Emmanuel Macron sera, très probablement élu, en mai prochain, président de la République française et ce n'est pas de sa faute, sinon de l'entêtement irraisonné de ses rivaux, aussi bien, la droite que la gauche, pour le mettre sur le trône.

Une droite incapable de destituer un Fillon miné par le soupçon d'un passé de délinquant financier, jusque-là insoupçonné et une gauche, gauche, incapable de passer outre les egos d'un Mélenchon accompli et d'un Hamon en gestation, pourtant certaine de perdre divisée et gardant des chances sérieuses de gagner rassemblée.

Emmanuel Macron aura, ainsi le temps pour accomplir son œuvre ou celle de ses commanditaires : mettre fin au clivage gauche-droite et sonner le glas de la cinquième République. Il aura, jusqu'à la fin, su surfer sur le ni gauche-ni droite, pour ratisser large et brasser les mécontents des deux camps, exploiter l'attentisme et la résignation du centre et profiter de la peur des Français de la doctrine Front National, malgré les tentatives de tempérance conduites, depuis quelque temps déjà, par Marine Le Pen. Il aura su prospérer dans le désert politique français, faute d'hommes capables d'incarner la fonction au goût des Français.
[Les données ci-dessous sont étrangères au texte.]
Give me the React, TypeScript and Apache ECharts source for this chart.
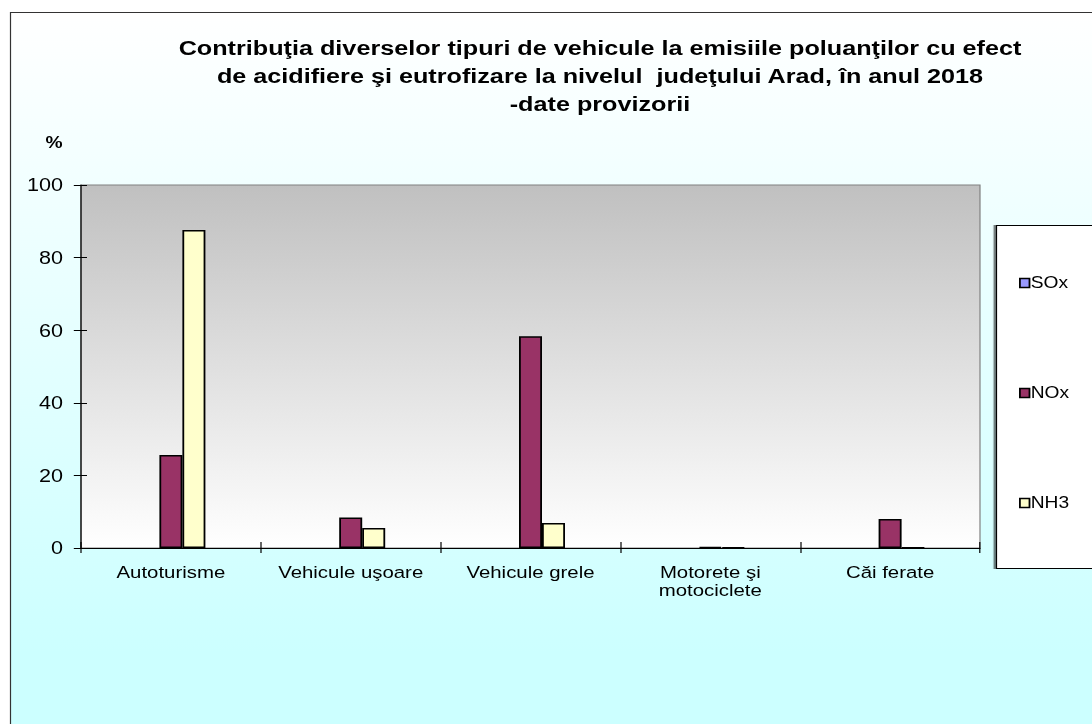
import React, { useEffect, useRef } from "react";
import * as echarts from "echarts";

const categories = [
  "Autoturisme",
  "Vehicule uşoare",
  "Vehicule grele",
  "Motorete şi\nmotociclete",
  "Căi ferate",
];
const seriesNames = ["SOx", "NOx", "NH3"];
const soxValues = [0, 0, 0, 0, 0];
const noxValues = [25.6, 8.4, 58.3, 0.3, 8.0];
const nh3Values = [87.6, 5.5, 6.9, 0.2, 0.1];
const yTicks = { min: 0, max: 100, interval: 20 };
const titleText =
  "Contribuţia diverselor tipuri de vehicule la emisiile poluanţilor cu efect\nde acidifiere şi eutrofizare la nivelul  judeţului Arad, în anul 2018\n-date provizorii";

const FONT = "Arial, 'Liberation Sans', sans-serif";
const colors = ["#9999FF", "#993366", "#FFFFCC"];
// the reference is drawn horizontally stretched; draw at 1/S width and stretch
const S = 1.2;
const W = 1092 / S;
const X = (v: number) => v / S;

export default function App() {
  const ref = useRef<HTMLDivElement>(null);
  useEffect(() => {
    document.body.style.margin = "0";
    document.body.style.overflow = "hidden";
    const chart = echarts.init(ref.current!, null, { renderer: "svg" });
    const values = [soxValues, noxValues, nh3Values];
    chart.setOption({
      animation: false,
      textStyle: { fontFamily: FONT },
      graphic: [
        {
          type: "rect",
          z: -10,
          shape: { x: X(10.5), y: 12.5, width: 1200, height: 800 },
          style: {
            fill: new echarts.graphic.LinearGradient(0, 0, 0, 1, [
              { offset: 0, color: "#FFFFFF" },
              { offset: 0.8, color: "#CCFFFF" },
              { offset: 1, color: "#CCFFFF" },
            ]),
            stroke: "#333333",
            lineWidth: 1,
          },
        },
        {
          type: "rect",
          z: -5,
          shape: { x: X(996.5), y: 225.5, width: 120, height: 343 },
          style: { fill: "#FFFFFF", stroke: "#000000", lineWidth: 1, shadowColor: "rgba(0,0,0,0.5)", shadowOffsetX: -2, shadowBlur: 0 },
        },
        {
          type: "text",
          x: X(600),
          y: 34,
          style: {
            text: titleText,
            font: `bold 21px ${FONT}`,
            textAlign: "center",
            lineHeight: 28,
            fill: "#000",
          },
        },
        {
          type: "text",
          x: X(54),
          y: 143,
          style: {
            text: "%",
            font: `bold 16px ${FONT}`,
            textAlign: "center",
            textVerticalAlign: "middle",
            fill: "#000",
          },
        },
      ],
      legend: {
        data: seriesNames,
        orient: "vertical",
        left: X(1013),
        top: 270,
        itemGap: 94,
        itemWidth: 8,
        itemHeight: 9,
        icon: "rect",
        textStyle: { fontSize: 16, fontFamily: FONT, color: "#000", padding: [0, 0, 0, -4] },
        itemStyle: { borderColor: "#000", borderWidth: 1.5 },
      },
      grid: {
        left: X(81),
        top: 185,
        width: X(899),
        height: 363,
        show: true,
        borderColor: "#808080",
        borderWidth: 1,
        backgroundColor: new echarts.graphic.LinearGradient(0, 0, 0, 1, [
          { offset: 0, color: "#C0C0C0" },
          { offset: 1, color: "#FFFFFF" },
        ]),
      },
      xAxis: [
        {
          type: "category",
          data: categories,
          axisLine: { lineStyle: { color: "#000", width: 1 } },
          axisTick: { show: true, length: 5, lineStyle: { color: "#000" } },
          axisLabel: { color: "#000", fontSize: 17, fontFamily: FONT, margin: 15, lineHeight: 18, interval: 0 },
        },
        {
          type: "category",
          data: categories,
          position: "bottom",
          axisLine: { show: false },
          axisTick: { show: true, inside: true, length: 6, lineStyle: { color: "#000" } },
          axisLabel: { show: false },
        },
      ],
      yAxis: [
        {
          type: "value",
          min: yTicks.min,
          max: yTicks.max,
          interval: yTicks.interval,
          axisLine: { show: true, lineStyle: { color: "#000", width: 1 } },
          axisTick: { show: true, length: 6, lineStyle: { color: "#000" } },
          axisLabel: { color: "#000", fontSize: 18, fontFamily: FONT, margin: 15 },
          splitLine: { show: false },
        },
        {
          type: "value",
          position: "left",
          min: yTicks.min,
          max: yTicks.max,
          interval: yTicks.interval,
          axisLine: { show: false },
          axisTick: { show: true, inside: true, length: 5, lineStyle: { color: "#000" } },
          axisLabel: { show: false },
          splitLine: { show: false },
        },
      ],
      series: seriesNames.map((name, i) => ({
        name,
        type: "bar",
        data: values[i],
        barWidth: X(23),
        barGap: "0%",
        itemStyle: { color: colors[i], borderColor: "#000", borderWidth: i === 0 ? 0 : 1.5 },
      })),
    });
    return () => chart.dispose();
  }, []);
  return (
    <div
      ref={ref}
      style={{ width: W, height: 724, transform: `scaleX(${S})`, transformOrigin: "0 0" }}
    />
  );
}
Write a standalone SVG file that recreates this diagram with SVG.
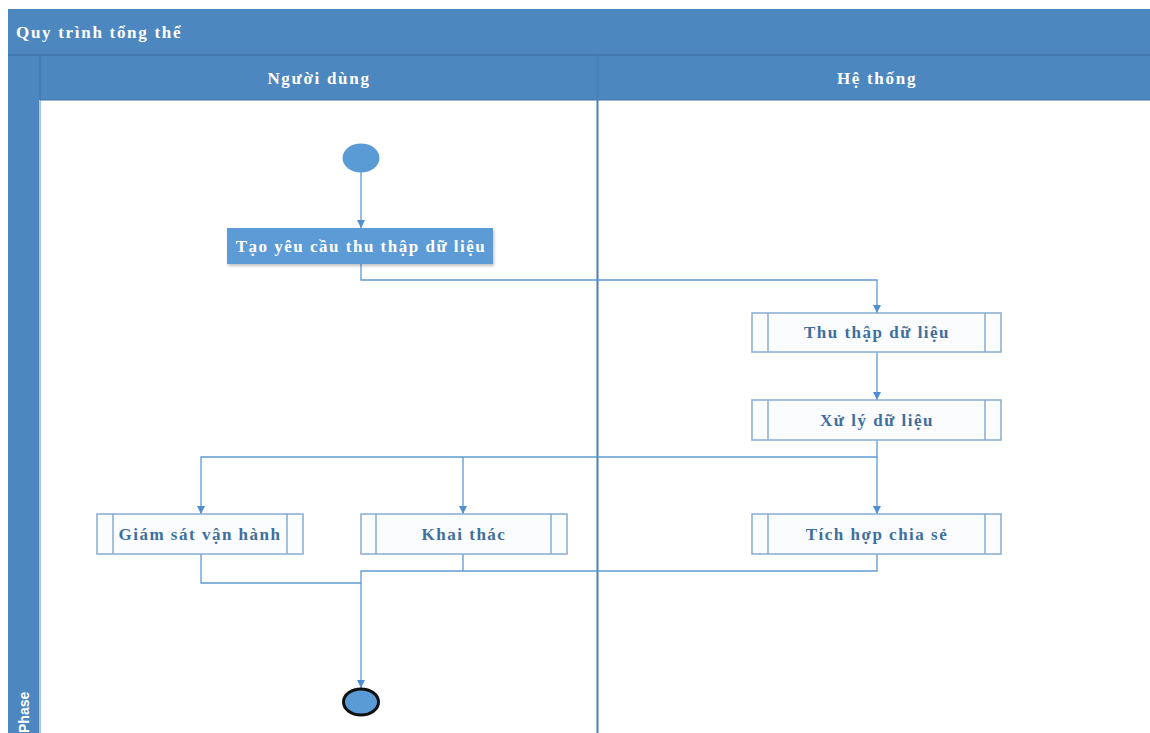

S'il faut reconnaître à Macron son habileté à cacher ses manquements, il faut rappeler que depuis l'avènement de la cinquième République, au moins, les Français ont toujours adoubé des hommes aguerris par la politique, fortifiés par les coups et accomplis par la pratique du pouvoir. Du Général De Gaule à François Hollande, en passant par Pompidou, Giscard, Mitterrand, Chirac et Sarkozy, tous ont eu leur lot d'adversité pour incarner la fonction. On ne naît pas présidentiable, on le devient à coups d'essais, de travail acharné et de temps interminable d'apprentissage pour servir ses concitoyens. Emmanuel Macron, lui, est sorti de nulle part, préservé par des protecteurs et entraîné par des professionnels pour être, enfin, au moment opportun, présenté aux Français, en sauveur.

Il le sait, tous le savent, ce n'est pas le leader qui importe, c'est ses suiveurs. Ils (les suiveurs) feront de lui un grand leader. Et c'est cette théorie qui ouvre les portes à Macron. Il ne sait pas tout, il a des fois quelques idées, pas plus que les autres d'ailleurs, mais il demande aux Français de le rallier pour les accomplir. Ce n'est pas original comme stratégie mais cette fois-ci c'est flagrant.

Si le sort des présidentielles, en France, est scellé, l'avenir est hélas, incertain. Emmanuel président, inhalant, avec ferveur, les effluves mortels de la victoire, de la superpuissance et du pouvoir, sera confronté à la dure réalité de la responsabilité. La responsabilité, envers l'histoire de la France, envers les Français, leurs besoins, leurs exigences, leurs espérances et leur futur. S'il est rallié par des femmes et des hommes politiques, de tout bord, c'est parce que ces derniers quittent, en catastrophe, leurs navires respectifs, les laissant ainsi couler sans état d'âme. S'il veut injecter de nouvelles têtes, c'est pour avoir main mise sur les nouveaux arrivants et, à l'occasion, les mettre en opposition avec les anciens qu'il croit, de toute façon, irrécupérables, perdus à jamais par les anciennes-mauvaises pratiques.

Il devra, en tout état de cause, être un virtuose de la baguette s'il veut mettre en musique toutes ces énergies, venant d'horizons différents et guidés les uns, par des passions inavouables et les autres, par des desseins inavoués. Les prochaines années seront déterminantes pour l'Europe, difficiles pour la France et si les Français n'étaient pas encore prêts pour recevoir le Front national, cette fois-ci, ils risquent de le faire, après Macron et ça sera toujours sous la conduite de M. Le Pen, mais pas Marine, plutôt Marion.